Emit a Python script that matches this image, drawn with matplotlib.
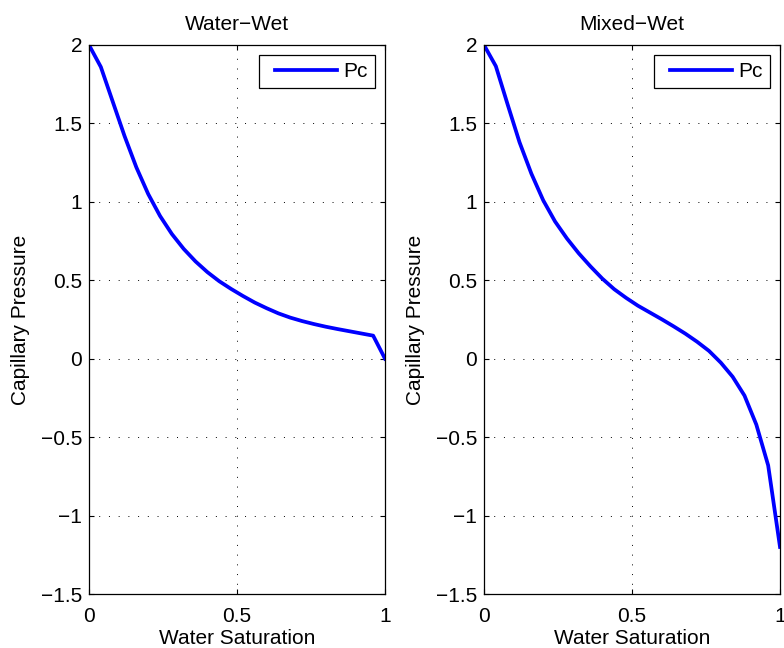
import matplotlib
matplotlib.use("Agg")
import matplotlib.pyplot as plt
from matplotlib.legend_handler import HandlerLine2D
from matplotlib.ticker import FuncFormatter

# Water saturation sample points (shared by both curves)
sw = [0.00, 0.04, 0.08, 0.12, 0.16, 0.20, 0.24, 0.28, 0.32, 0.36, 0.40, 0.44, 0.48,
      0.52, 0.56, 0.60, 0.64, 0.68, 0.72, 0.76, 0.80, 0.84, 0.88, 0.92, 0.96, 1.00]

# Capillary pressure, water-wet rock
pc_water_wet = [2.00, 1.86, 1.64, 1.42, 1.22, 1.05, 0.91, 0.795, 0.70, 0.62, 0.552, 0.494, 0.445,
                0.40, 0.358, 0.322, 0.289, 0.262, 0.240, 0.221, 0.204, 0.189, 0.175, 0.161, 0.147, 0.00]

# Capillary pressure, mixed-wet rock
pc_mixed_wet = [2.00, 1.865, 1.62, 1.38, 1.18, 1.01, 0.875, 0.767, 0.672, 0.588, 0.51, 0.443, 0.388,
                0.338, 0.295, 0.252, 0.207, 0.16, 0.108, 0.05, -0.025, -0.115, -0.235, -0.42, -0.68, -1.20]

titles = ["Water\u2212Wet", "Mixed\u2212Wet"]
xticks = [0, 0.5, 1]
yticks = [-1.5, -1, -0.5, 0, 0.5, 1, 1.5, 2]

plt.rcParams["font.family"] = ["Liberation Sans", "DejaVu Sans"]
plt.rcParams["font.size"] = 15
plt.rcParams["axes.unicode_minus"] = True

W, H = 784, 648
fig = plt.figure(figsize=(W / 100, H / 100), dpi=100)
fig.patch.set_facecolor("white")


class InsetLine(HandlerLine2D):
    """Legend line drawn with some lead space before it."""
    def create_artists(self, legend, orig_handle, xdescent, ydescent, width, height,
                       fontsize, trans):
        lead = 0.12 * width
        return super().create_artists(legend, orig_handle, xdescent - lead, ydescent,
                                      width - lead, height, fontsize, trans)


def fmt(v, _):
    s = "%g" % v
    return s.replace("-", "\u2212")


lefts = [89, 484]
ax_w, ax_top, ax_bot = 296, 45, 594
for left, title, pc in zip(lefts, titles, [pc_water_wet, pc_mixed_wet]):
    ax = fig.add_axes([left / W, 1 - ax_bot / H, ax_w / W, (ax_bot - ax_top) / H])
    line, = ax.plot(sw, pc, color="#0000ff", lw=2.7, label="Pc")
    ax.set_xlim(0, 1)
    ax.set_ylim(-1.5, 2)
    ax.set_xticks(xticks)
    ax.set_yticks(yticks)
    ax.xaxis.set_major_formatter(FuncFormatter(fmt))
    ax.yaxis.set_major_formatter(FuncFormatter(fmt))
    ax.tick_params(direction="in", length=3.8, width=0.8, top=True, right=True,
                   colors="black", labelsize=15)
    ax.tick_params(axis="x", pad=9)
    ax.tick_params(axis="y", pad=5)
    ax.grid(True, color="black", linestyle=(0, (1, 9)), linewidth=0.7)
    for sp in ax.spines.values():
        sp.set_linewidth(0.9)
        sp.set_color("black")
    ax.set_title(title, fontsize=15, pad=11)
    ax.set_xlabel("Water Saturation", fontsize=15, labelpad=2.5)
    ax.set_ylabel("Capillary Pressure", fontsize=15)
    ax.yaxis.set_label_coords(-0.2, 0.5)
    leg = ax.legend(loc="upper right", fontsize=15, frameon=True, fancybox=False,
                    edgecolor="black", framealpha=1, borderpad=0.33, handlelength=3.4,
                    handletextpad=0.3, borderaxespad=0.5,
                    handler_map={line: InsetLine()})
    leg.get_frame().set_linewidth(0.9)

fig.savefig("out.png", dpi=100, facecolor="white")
- - - - - - -
WRITTEN PROBLEM:
From the first line of the listing above, repeat every line through the one holding "from matplotlib.ticker import FuncFormatter". Both ends count, and pictures stay out.

RESPONSE TO THIS EXERCISE:
Emit a Python script that matches this image, drawn with matplotlib.
import matplotlib
matplotlib.use("Agg")
import matplotlib.pyplot as plt
from matplotlib.legend_handler import HandlerLine2D
from matplotlib.ticker import FuncFormatter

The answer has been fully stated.